Ninety minutes into the session, the S&P 500 is up 0.61% to 916, led by gains in the financial sector. The Dow has made a similar 0.69% gain to 8556. However, the Nasdaq index is 0.23% lower at 1803. Also, the 10-year yield is up two-tenths to 3.76%.

The day began with a mixed Jobless Claims report an hour before the opening bell. In the week ending June 13, 608,000 Americans filed for initial unemployment benefits, more than the prior week’s revised figure of 605k. 

That marks the 20th consecutive week that initial claims have exceeded 600k. However, markets put more stock in the fact that continuing claims fell 148k to 6.687 million, marking the first dip since January.

"This is still consistent with falling payrolls, but the point here is that the post-Lehman panic among employers appears to have subsided," said Ian Shepherdson from High Frequency Economics.

A lukewarm start in the markets heated up after 10 am, when the Philadelphia branch of the Federal Reserve reported that manufacturing conditions in the region were deteriorating at much slower pace in June than in May. The index moved up to -2.2 from a previous -22.6, led by improvement in new orders, shipments, and the 6-month outlook.

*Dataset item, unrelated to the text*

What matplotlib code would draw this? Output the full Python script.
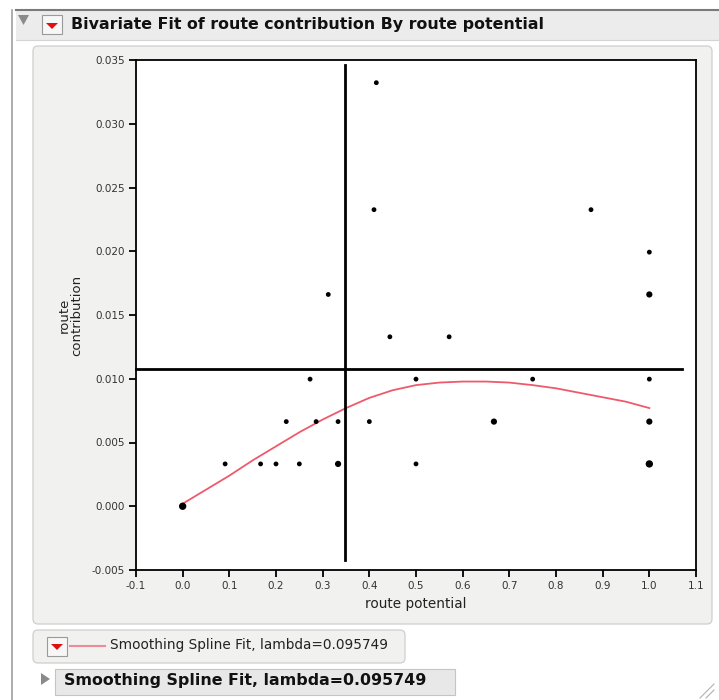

The employment component also improved 5 points, but at -21.8 it is still far from showing stabilization.

The improvement in Philadelphia stands in contrast to the downward slide seen in Monday’s Empire State survey, putting increased emphasis on the direction of the Chicago survey to be released June 30.

Released at the same time, Leading Indicators gained 1.2% in May, following up on a 1.1% gain in April. Together, the back-t0-back increases mark the biggest increase in leading indicators since late 2001.

“It would seem that the economy continues to work through the recessionary headwinds, though there is still a considerable amount of obstacles left to be tackled before the U.S. economy is in safe waters again,” said TD strategist Ian Pollick.  

Outside of data news, Treasury Secretary Timothy Geithner testified to the Senate Banking Committee at 9:30. The Obama administration is fighting to get yesterday’s proposal for regulation overhaul through the legislative process as quickly as possible.

“Every financial crisis of the last generation has sparked some effort at reform, but past efforts have begun too late, after the will to act has subsided,” Geithner said, defending the broad reform. “We cannot let that happen this time.”